PROBLEM TO WORK ON
Repeat exactly the lines of the listing below, please, starting with the first and ending with the line containing "const curve = curveX.map((x, i)"; leave out the rest.
Start GIVEN INFORMATION
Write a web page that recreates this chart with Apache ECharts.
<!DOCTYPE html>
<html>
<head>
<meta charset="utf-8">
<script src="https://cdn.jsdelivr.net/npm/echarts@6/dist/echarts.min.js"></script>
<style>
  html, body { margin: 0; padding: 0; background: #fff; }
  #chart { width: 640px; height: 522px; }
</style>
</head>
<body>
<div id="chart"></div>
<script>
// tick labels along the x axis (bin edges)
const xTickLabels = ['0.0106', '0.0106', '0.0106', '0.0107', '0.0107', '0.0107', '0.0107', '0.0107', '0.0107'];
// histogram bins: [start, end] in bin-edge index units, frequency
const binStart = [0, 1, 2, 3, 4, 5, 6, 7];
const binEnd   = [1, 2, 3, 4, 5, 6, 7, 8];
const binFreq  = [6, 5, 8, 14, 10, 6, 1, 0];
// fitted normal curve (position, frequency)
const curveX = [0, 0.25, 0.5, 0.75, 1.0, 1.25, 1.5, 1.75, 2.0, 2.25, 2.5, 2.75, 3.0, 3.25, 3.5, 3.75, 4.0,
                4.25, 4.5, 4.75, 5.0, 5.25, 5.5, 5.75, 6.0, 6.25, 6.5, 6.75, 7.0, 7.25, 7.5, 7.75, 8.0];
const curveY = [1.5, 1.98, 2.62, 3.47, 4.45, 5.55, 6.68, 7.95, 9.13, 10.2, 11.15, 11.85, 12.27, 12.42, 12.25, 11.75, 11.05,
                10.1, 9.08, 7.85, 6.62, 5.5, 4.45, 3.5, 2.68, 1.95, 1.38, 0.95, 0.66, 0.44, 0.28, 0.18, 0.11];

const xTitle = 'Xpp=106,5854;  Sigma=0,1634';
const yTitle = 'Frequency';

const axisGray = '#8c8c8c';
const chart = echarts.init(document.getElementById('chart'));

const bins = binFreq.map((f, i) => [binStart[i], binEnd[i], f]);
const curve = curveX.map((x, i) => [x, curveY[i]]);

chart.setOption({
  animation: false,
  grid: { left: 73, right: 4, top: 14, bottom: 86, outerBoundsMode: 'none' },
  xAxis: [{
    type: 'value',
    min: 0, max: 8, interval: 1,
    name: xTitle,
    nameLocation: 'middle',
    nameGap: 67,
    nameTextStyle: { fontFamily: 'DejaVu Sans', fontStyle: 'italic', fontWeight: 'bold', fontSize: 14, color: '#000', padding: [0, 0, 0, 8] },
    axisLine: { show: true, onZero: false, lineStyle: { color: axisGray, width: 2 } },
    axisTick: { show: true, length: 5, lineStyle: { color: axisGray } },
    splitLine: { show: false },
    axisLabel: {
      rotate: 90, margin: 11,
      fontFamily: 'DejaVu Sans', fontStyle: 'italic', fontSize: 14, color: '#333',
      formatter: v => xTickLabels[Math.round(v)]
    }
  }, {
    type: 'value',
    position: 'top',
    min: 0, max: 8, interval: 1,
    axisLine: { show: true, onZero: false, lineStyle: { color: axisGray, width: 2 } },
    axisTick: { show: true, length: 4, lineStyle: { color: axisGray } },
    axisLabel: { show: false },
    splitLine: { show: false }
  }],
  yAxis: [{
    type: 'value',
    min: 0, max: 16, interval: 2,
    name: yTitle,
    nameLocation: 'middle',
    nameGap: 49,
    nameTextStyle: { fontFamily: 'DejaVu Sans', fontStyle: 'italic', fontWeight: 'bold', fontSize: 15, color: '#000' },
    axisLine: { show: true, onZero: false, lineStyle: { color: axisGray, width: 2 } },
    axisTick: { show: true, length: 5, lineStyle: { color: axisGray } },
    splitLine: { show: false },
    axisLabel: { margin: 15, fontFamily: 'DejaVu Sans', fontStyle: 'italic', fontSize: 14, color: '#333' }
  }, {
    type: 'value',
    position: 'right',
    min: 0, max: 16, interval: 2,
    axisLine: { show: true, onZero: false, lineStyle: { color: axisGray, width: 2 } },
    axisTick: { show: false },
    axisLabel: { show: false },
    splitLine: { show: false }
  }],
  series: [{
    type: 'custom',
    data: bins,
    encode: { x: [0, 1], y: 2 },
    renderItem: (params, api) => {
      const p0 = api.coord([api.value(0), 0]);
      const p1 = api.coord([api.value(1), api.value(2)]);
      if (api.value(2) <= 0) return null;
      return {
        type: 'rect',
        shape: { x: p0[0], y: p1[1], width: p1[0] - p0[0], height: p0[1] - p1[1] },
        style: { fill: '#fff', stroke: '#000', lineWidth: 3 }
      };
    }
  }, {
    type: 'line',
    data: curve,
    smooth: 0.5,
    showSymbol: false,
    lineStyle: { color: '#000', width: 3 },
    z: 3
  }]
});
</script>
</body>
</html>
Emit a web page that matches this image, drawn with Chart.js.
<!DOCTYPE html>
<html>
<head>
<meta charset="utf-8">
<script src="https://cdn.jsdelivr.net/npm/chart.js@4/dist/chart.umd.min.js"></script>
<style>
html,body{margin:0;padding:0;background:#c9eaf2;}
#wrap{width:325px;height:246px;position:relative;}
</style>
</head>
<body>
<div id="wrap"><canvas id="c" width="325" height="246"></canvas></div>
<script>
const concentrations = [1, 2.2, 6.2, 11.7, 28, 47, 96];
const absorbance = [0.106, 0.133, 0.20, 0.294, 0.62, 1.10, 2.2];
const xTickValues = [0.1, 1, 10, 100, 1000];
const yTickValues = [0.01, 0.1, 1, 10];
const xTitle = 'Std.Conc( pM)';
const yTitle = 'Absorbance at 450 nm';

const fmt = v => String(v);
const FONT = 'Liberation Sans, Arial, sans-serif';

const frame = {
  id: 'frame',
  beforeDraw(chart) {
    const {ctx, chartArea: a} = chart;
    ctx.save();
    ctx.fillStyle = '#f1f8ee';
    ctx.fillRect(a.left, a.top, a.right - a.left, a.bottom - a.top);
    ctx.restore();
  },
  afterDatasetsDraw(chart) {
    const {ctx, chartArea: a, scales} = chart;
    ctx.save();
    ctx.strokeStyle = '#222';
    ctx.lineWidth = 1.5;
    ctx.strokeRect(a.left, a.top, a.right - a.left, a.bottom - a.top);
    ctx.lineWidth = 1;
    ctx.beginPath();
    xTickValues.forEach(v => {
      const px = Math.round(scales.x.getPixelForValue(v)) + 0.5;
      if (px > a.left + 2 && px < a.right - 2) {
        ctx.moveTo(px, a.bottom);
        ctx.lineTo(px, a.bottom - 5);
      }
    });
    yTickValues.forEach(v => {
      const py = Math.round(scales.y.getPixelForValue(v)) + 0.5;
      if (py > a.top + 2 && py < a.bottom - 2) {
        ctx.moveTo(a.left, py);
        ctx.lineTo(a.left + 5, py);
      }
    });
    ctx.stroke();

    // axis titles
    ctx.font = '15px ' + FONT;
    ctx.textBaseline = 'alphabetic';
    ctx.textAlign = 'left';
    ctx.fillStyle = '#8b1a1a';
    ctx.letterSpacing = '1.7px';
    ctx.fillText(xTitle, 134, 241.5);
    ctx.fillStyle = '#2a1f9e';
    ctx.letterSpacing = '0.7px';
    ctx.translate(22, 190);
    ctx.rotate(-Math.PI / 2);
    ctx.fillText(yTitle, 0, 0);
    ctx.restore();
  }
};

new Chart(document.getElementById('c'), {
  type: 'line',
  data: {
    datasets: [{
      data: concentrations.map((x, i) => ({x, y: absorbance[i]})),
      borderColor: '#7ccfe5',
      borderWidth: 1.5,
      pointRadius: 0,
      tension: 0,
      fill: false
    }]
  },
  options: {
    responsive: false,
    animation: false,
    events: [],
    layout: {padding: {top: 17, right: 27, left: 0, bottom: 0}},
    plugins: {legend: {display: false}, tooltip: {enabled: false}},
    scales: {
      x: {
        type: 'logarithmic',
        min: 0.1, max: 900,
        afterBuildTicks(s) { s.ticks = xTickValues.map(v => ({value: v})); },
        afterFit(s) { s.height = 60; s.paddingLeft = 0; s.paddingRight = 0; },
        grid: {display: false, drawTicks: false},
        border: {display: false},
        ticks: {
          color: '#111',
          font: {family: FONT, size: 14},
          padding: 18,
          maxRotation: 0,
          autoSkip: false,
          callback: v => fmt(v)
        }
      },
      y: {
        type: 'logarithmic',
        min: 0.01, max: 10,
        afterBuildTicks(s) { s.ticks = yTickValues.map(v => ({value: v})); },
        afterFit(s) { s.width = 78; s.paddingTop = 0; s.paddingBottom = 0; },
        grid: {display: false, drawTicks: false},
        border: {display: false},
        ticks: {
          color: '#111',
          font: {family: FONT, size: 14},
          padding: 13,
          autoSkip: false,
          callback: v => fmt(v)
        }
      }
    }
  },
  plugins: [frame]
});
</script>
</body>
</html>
End GIVEN INFORMATION
COMPLETE ANSWER
Write a web page that recreates this chart with Apache ECharts.
<!DOCTYPE html>
<html>
<head>
<meta charset="utf-8">
<script src="https://cdn.jsdelivr.net/npm/echarts@6/dist/echarts.min.js"></script>
<style>
  html, body { margin: 0; padding: 0; background: #fff; }
  #chart { width: 640px; height: 522px; }
</style>
</head>
<body>
<div id="chart"></div>
<script>
// tick labels along the x axis (bin edges)
const xTickLabels = ['0.0106', '0.0106', '0.0106', '0.0107', '0.0107', '0.0107', '0.0107', '0.0107', '0.0107'];
// histogram bins: [start, end] in bin-edge index units, frequency
const binStart = [0, 1, 2, 3, 4, 5, 6, 7];
const binEnd   = [1, 2, 3, 4, 5, 6, 7, 8];
const binFreq  = [6, 5, 8, 14, 10, 6, 1, 0];
// fitted normal curve (position, frequency)
const curveX = [0, 0.25, 0.5, 0.75, 1.0, 1.25, 1.5, 1.75, 2.0, 2.25, 2.5, 2.75, 3.0, 3.25, 3.5, 3.75, 4.0,
                4.25, 4.5, 4.75, 5.0, 5.25, 5.5, 5.75, 6.0, 6.25, 6.5, 6.75, 7.0, 7.25, 7.5, 7.75, 8.0];
const curveY = [1.5, 1.98, 2.62, 3.47, 4.45, 5.55, 6.68, 7.95, 9.13, 10.2, 11.15, 11.85, 12.27, 12.42, 12.25, 11.75, 11.05,
                10.1, 9.08, 7.85, 6.62, 5.5, 4.45, 3.5, 2.68, 1.95, 1.38, 0.95, 0.66, 0.44, 0.28, 0.18, 0.11];

const xTitle = 'Xpp=106,5854;  Sigma=0,1634';
const yTitle = 'Frequency';

const axisGray = '#8c8c8c';
const chart = echarts.init(document.getElementById('chart'));

const bins = binFreq.map((f, i) => [binStart[i], binEnd[i], f]);
const curve = curveX.map((x, i) => [x, curveY[i]]);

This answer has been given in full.